Schily: Auch Journalisten müssen sich an Gesetze halten
Berlin: (hib/WOL) Mit Entschiedenheit hat sich Bundesinnenminister Otto Schily (SPD) am Donnerstagnachmittag vor den Mitgliedern des Innenausschusses gegen Vorwürfe verwahrt, er habe in einer Rede vor dem Bundesverband der Deutschen Zeitungsverleger am 20. September in Berlin von einer "Gewährung" der Pressefreiheit gesprochen. Schily verlas dazu Teile dieser Rede. Danach habe er gesagt: "Pressefreiheit erst garantiert den freiheitlichen Staat." Er verwies weiter auf die "simple Rechtslage", dass das Ermittlungsverfahren zur Durchsuchung der Redaktionsräume des Magazins "Cicero" nicht durch das Bundesinnenministerium (BMI), sondern durch die Staatsanwaltschaft in Potsdam veranlasst worden sei und dass das BMI auch keinerlei Einfluss auf das Personal oder andere Gegebenheiten genommen habe. Die Veröffentlichung von vertraulichen Unterlagen zur Bekämpfung von Terroristen entlaste einen Journalisten nicht vom Vorwurf der Beihilfe zum Geheimnisverrat. Dass sich auch Journalisten an Gesetze halten müssten, sei eine Banalität. Es wäre ein grober Denkfehler, so der Minister, dies als Verletzung des Presserechts zu verstehen. Anders als vielfach dargestellt, habe die Veröffentlichung von Verschlusssache-Dokumenten eben nicht dazu gedient, ein unrechtmäßiges Verhalten des Staates aufzuklären.
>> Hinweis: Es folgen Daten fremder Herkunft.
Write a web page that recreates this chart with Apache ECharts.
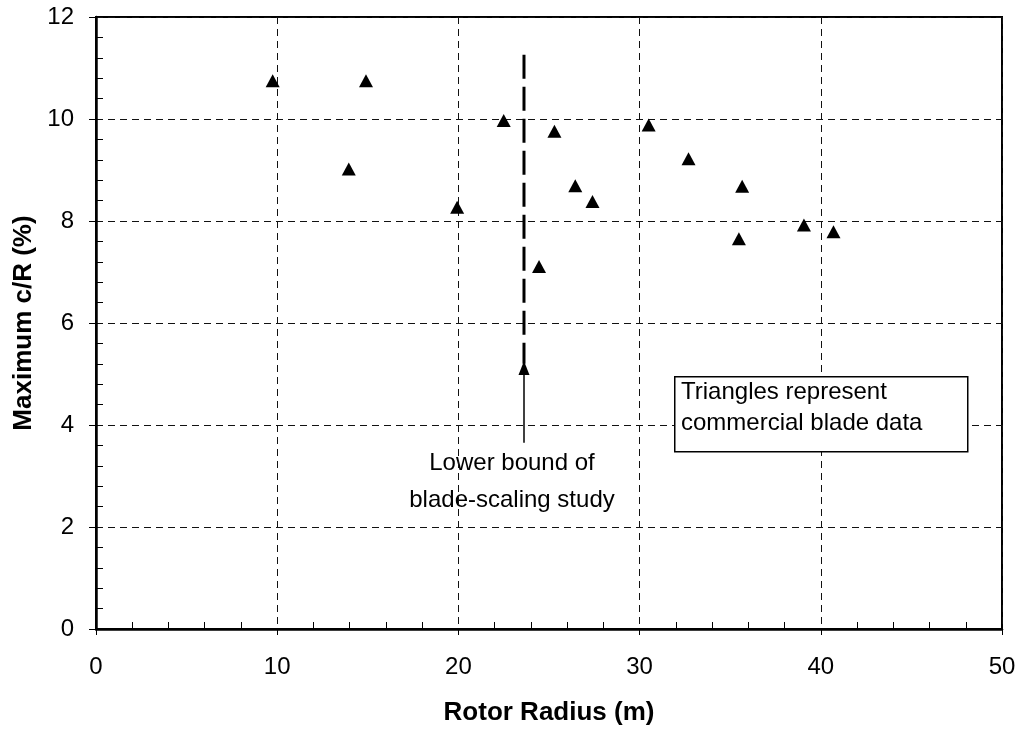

Schily wandte sich in diesem Zusammenhang auch gegen Vorwürfe eines "totalitären Verhaltens", die aufgrund von "falsch übernommenen Zitaten" vielfach gegen ihn erhoben worden seien. Zum Verlangen der CDU/CSU-Fraktion, er solle sich als künftiger Alterspräsident des Bundestages für abschätzige Bezeichnungen einiger seiner Kollegen entschuldigen, entgegnete der Minister, man müsse sich ernsthaft fragen, "wer sich bei wem entschuldigen" solle, wenn zuvor mittels falscher Zitate sein gesetzmäßiges Verhalten kritisiert worden sei. Scharf wies Schily auch den Vorwurf zurück, er wolle die Journalisten zu den eigentlichen Tätern machen. Es sei immer eindeutig von einer Beihilfe zum Geheimnisverrat durch die Journalisten im Unterschied zur Haupttäterschaft durch staatliche Geheimnisträger gesprochen worden.
Ergänzend zu dem Bericht des Innenministers hatte der Präsident des Bundeskriminalamtes (BKA), Jörg Ziercke, erläutert, warum man im BKA - unter Wegnahme der Quellenangaben ausländischer Geheimdienste und sonstiger Informationsträger - einem vergrößerten Kreis von Mitarbeitern dieses und ähnliche Papiere zugänglich gemacht habe. Ziercke verwies dabei auf Erkenntnisse der Behörden vor allem in Madrid, wonach ein mangelnder Austausch von Informationen über Terroristen und deren Aktivitäten zwischen Ermittlern, Analysten und Gefährdungsbewertern zu Defiziten bei der Verfolgung und Vermeidung terroristischer Straftaten geführt habe, in deren Folge es damals zu den Attentaten gekommen sei. Bei Redaktionsschluss dauerte die Sitzung noch an.